Consider a simple graph $G=(V,E)$ (V the vertices, E the edges). Let g be the complementary graph on the complementary edges $\binom n{2}-E$.
If g has two edges, what can the chromatic number $\chi(G)$ be?
I think the answer is related to this question I have: Is it true that for all graphs $G$ with n vertices, we have $\chi(G)+\chi(g)\leq n+1$?
Both of these have given me a hard time because I tried to count the cases, which becomes hard even for small number of vertices.
Is there a theorem I can employ that I am not seeing? Is counting the only way to answer?
Thanks in advance...
As mentioned in the comments, counting cases is a natural way to start off here. $g$ has exactly two edges, so either the edges share a vertex or have nothing in common.
In the first case, call the common vertex $v$. Then the subgraph of $G$ consisting of all the vertices except $v$ has all its edges - in particular it is complete. So, $G - \{v\}$ requires $n-1$ colours. Adding $v$ back in, it is not adjacent to some $u \in G - \{v\}$, so assign $v$ the same colour as $u$. This yields a valid colouring of $G$ since $u$ shares an edge with everything else in $G-\{v\}$, so must have a different colour. (Clearly $G$ cannot be coloured with fewer than $n-1$ colours since it has a subgraph which requires $n-1$ colours.) So, $\chi(G) = n-1$.

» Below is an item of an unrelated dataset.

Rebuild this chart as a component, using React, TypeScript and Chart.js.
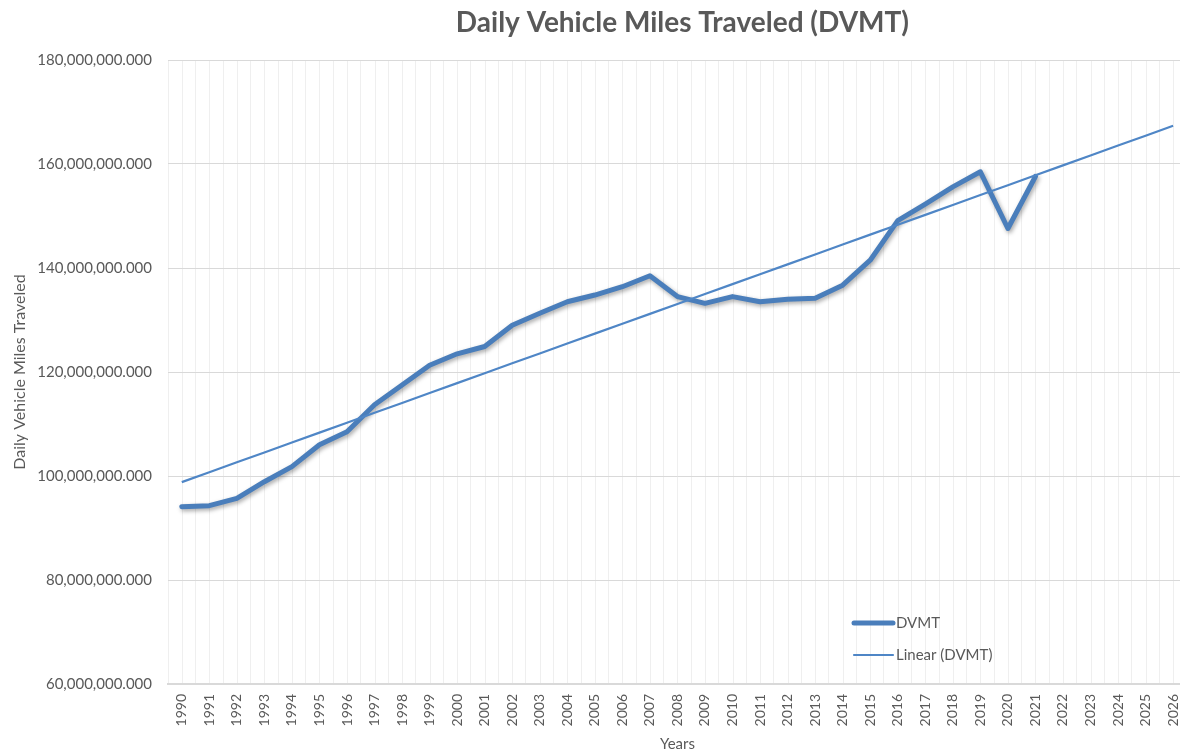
import React, { useEffect, useRef } from 'react';
import { Chart, registerables } from 'chart.js';

Chart.register(...registerables);

const years = [
  '1990', '1991', '1992', '1993', '1994', '1995', '1996', '1997', '1998', '1999',
  '2000', '2001', '2002', '2003', '2004', '2005', '2006', '2007', '2008', '2009',
  '2010', '2011', '2012', '2013', '2014', '2015', '2016', '2017', '2018', '2019',
  '2020', '2021', '2022', '2023', '2024', '2025', '2026',
];

// Daily vehicle miles traveled, 1990-2021
const dvmt = [
  94100000, 94300000, 95700000, 98900000, 101800000, 106000000, 108500000, 113700000,
  117500000, 121300000, 123500000, 124900000, 129000000, 131300000, 133500000, 134800000,
  136400000, 138500000, 134500000, 133200000, 134500000, 133500000, 134000000, 134200000,
  136700000, 141500000, 149100000, 152300000, 155600000, 158500000, 147600000, 157600000,
];

const yMin = 60000000;
const yMax = 180000000;
const yStep = 20000000;

const TITLE = 'Daily Vehicle Miles Traveled (DVMT)';
const TEXT = '#595959';
const FONT = 'Lato, "Open Sans", sans-serif';
const LINE_COLOR = '#4A7EBB';
const TREND_COLOR = '#4F86C6';

// Excel-style linear trendline (least squares on the observed values)
function linearTrend(values: number[], n: number): number[] {
  const m = values.length;
  let sx = 0, sy = 0, sxx = 0, sxy = 0;
  values.forEach((v, i) => { sx += i; sy += v; sxx += i * i; sxy += i * v; });
  const slope = (m * sxy - sx * sy) / (m * sxx - sx * sx);
  const intercept = (sy - slope * sx) / m;
  const out: number[] = [];
  for (let i = 0; i < n; i++) out.push(intercept + slope * i);
  return out;
}

const minorGridPlugin = {
  id: 'minorGrid',
  beforeDraw(chart: any) {
    const { ctx, chartArea, scales } = chart;
    const x = scales.x;
    ctx.save();
    ctx.strokeStyle = '#EFEFEF';
    ctx.lineWidth = 1;
    for (let i = 0; i < years.length; i++) {
      const px = Math.round(x.getPixelForValue(i)) + 0.5;
      ctx.beginPath();
      ctx.moveTo(px, chartArea.top);
      ctx.lineTo(px, chartArea.bottom);
      ctx.stroke();
    }
    ctx.restore();
  },
};

const plotTitlePlugin = {
  id: 'plotTitle',
  afterDraw(chart: any) {
    const { ctx, chartArea } = chart;
    ctx.save();
    ctx.fillStyle = TEXT;
    ctx.font = `bold 28px ${FONT}`;
    ctx.textAlign = 'center';
    ctx.textBaseline = 'alphabetic';
    ctx.fillText(TITLE, (chartArea.left + chartArea.right) / 2 + 5, 32);
    ctx.restore();
  },
};

const shadowPlugin = {
  id: 'lineShadow',
  beforeDatasetDraw(chart: any, args: any) {
    if (args.index === 0) {
      const ctx = chart.ctx;
      ctx.save();
      ctx.shadowColor = 'rgba(0,0,0,0.35)';
      ctx.shadowBlur = 4;
      ctx.shadowOffsetX = 1.5;
      ctx.shadowOffsetY = 2;
    }
  },
  afterDatasetDraw(chart: any, args: any) {
    if (args.index === 0) chart.ctx.restore();
  },
};

const insideLegendPlugin = {
  id: 'insideLegend',
  afterDatasetsDraw(chart: any) {
    const { ctx, chartArea } = chart;
    const x0 = chartArea.left + 686;
    const len = 39;
    const rows = [chartArea.top + 563, chartArea.top + 595];
    ctx.save();
    chart.data.datasets.forEach((ds: any, i: number) => {
      const y = rows[i];
      ctx.strokeStyle = ds.borderColor;
      ctx.lineWidth = ds.borderWidth;
      ctx.lineCap = 'round';
      ctx.beginPath();
      ctx.moveTo(x0, y);
      ctx.lineTo(x0 + len, y);
      ctx.stroke();
      ctx.fillStyle = TEXT;
      ctx.font = `15px ${FONT}`;
      ctx.textBaseline = 'middle';
      ctx.textAlign = 'left';
      ctx.fillText(ds.label, x0 + len + 3, y);
    });
    ctx.restore();
  },
};

export default function App() {
  const ref = useRef<HTMLCanvasElement | null>(null);

  useEffect(() => {
    document.body.style.margin = '0';
    document.body.style.overflow = 'hidden';
    const canvas = ref.current;
    if (!canvas) return;
    const trend = linearTrend(dvmt, years.length);
    const chart = new Chart(canvas, {
      type: 'line',
      data: {
        labels: years,
        datasets: [
          {
            label: 'DVMT',
            data: dvmt,
            borderColor: LINE_COLOR,
            backgroundColor: LINE_COLOR,
            borderWidth: 5,
            pointRadius: 0,
            tension: 0,
            borderJoinStyle: 'round',
            borderCapStyle: 'round',
            fill: false,
            order: 1,
          },
          {
            label: 'Linear (DVMT)',
            data: trend,
            borderColor: TREND_COLOR,
            backgroundColor: TREND_COLOR,
            borderWidth: 2.2,
            pointRadius: 0,
            tension: 0,
            fill: false,
            order: 0,
          },
        ],
      },
      options: {
        responsive: false,
        animation: false,
        devicePixelRatio: 1,
        layout: { padding: { left: 0, right: 6, top: 60, bottom: 0 } },
        plugins: {
          legend: { display: false },
          tooltip: { enabled: false },
          title: { display: false },
        },
        scales: {
          x: {
            type: 'category',
            offset: true,
            grid: { display: true, offset: true, color: '#EFEFEF', drawTicks: false },
            border: { display: true, color: '#D9D9D9', width: 2 },
            ticks: {
              autoSkip: false,
              maxRotation: 90,
              minRotation: 90,
              padding: 10,
              color: TEXT,
              font: { family: FONT, size: 14 },
            },
            title: {
              display: true,
              text: 'Years',
              color: TEXT,
              font: { family: FONT, size: 15 },
              padding: { top: 0, bottom: 0 },
            },
            afterFit(scale: any) { scale.height = 69; },
          },
          y: {
            min: yMin,
            max: yMax,
            grid: { color: '#D9D9D9', drawTicks: false },
            border: { display: false },
            ticks: {
              stepSize: yStep,
              padding: 16,
              color: TEXT,
              font: { family: FONT, size: 15 },
              callback: (v: any) =>
                Number(v).toLocaleString('en-US', { minimumFractionDigits: 3, maximumFractionDigits: 3 }),
            },
            title: {
              display: true,
              text: 'Daily Vehicle Miles Traveled',
              color: TEXT,
              font: { family: FONT, size: 16 },
              padding: { top: 10, bottom: 0 },
            },
            afterFit(scale: any) { scale.width = 168; },
          },
        },
      },
      plugins: [minorGridPlugin, shadowPlugin, insideLegendPlugin, plotTitlePlugin],
    });
    return () => chart.destroy();
  }, []);

  return (
    <div style={{ position: 'fixed', left: 0, top: 0, width: 1200, height: 753, background: '#fff' }}>
      <canvas ref={ref} width={1200} height={753} style={{ display: 'block' }} />
    </div>
  );
}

In the second case, use a similar argument. Suppose the edges are $(u_1,v_1)$ and $(u_2,v_2)$. Then $G - \{u_1,u_2\}$ is complete on $n-2$ vertices, so requires $n-2$ colours. Then, add $u_1$ and $u_2$ back in, giving $u_1$ the same colour as $v_1$ and $u_2$ the same colour as $v_2$. As before, we get that $\chi(G) = n-2$.